There is that theory psychologists have long proffered, something about valuing highly something gained after enduring much trouble or pain. The gained something in this case is the social bond. And yet, common sense says what is to be gained/earned and at what cost should be evaluated according to context. The primary purpose of joining an institution of higher education is assumedly gaining domain knowledge in a chosen field. Swapnadeep had wanted to study Bengali.
Rituals
The boy from Bagula had bruises on his body other than the fatal injuries sustained when he fell to his death. His last words to his mother were, “I am scared. Take me away from here.” He had arrived in Calcutta only days ago to pursue a bachelor’s programme. Ragging, hazing, initiation happens all over the world. In 2022, three former fraternity members were sentenced to jail for their involvement in the hazing death of a student of Bowling Green State University in the US. The year before, Stone Foltz, 20, had died of “alcohol poisoning after a fraternity initiation event”. (Fraternities are social organisations at North American Colleges and universities.) Stone had spoken to his mother before the event. His mother Shari told the media, ”He had said to me, 'Yeah, we have a drinking ritual that we have to go to and I'm not looking forward to it. I don't want to do it.' My response is 'then don't' and he said, that's rituals. You have to do them.’”
Higher education
In 2018, Sanda Dia, 20, a student at the Catholic University of Leuven, Belgium, died. The New York Times reported that he had been forced by fraternity members to drink excess alcohol, “chug fish oil until he vomited, swallow live goldfish and stand outside in an ice-filled trench”. He suffered multiple organ failure. Sanda’s death has a "black" angle to it. Many of the “mysterious” IIT student deaths, it has been suggested, happened for reasons of caste or religion.
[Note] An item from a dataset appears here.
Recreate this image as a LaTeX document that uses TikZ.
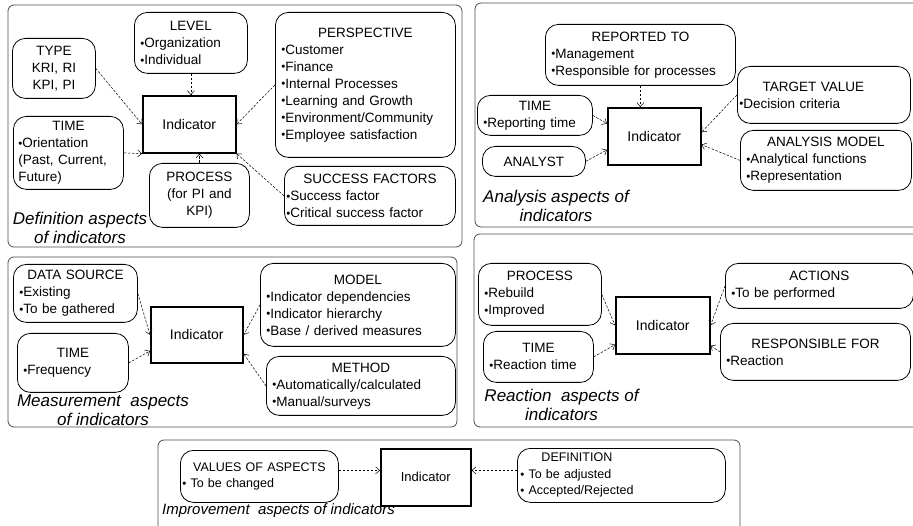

Swapnadeep was not from the big city; would that have been reason for a more intense ragging?
Heightened "otherphobia" in the young always surprises, as does cruelty. Cruelty can, of course, nest in any individual, of any age, gender or situation, with reason or without. But it seems especially unfathomable in the young, more so the meritorious young, the kind who seem not to be wanting in opportunities or dreams or intelligence, creatures of the light and light alone.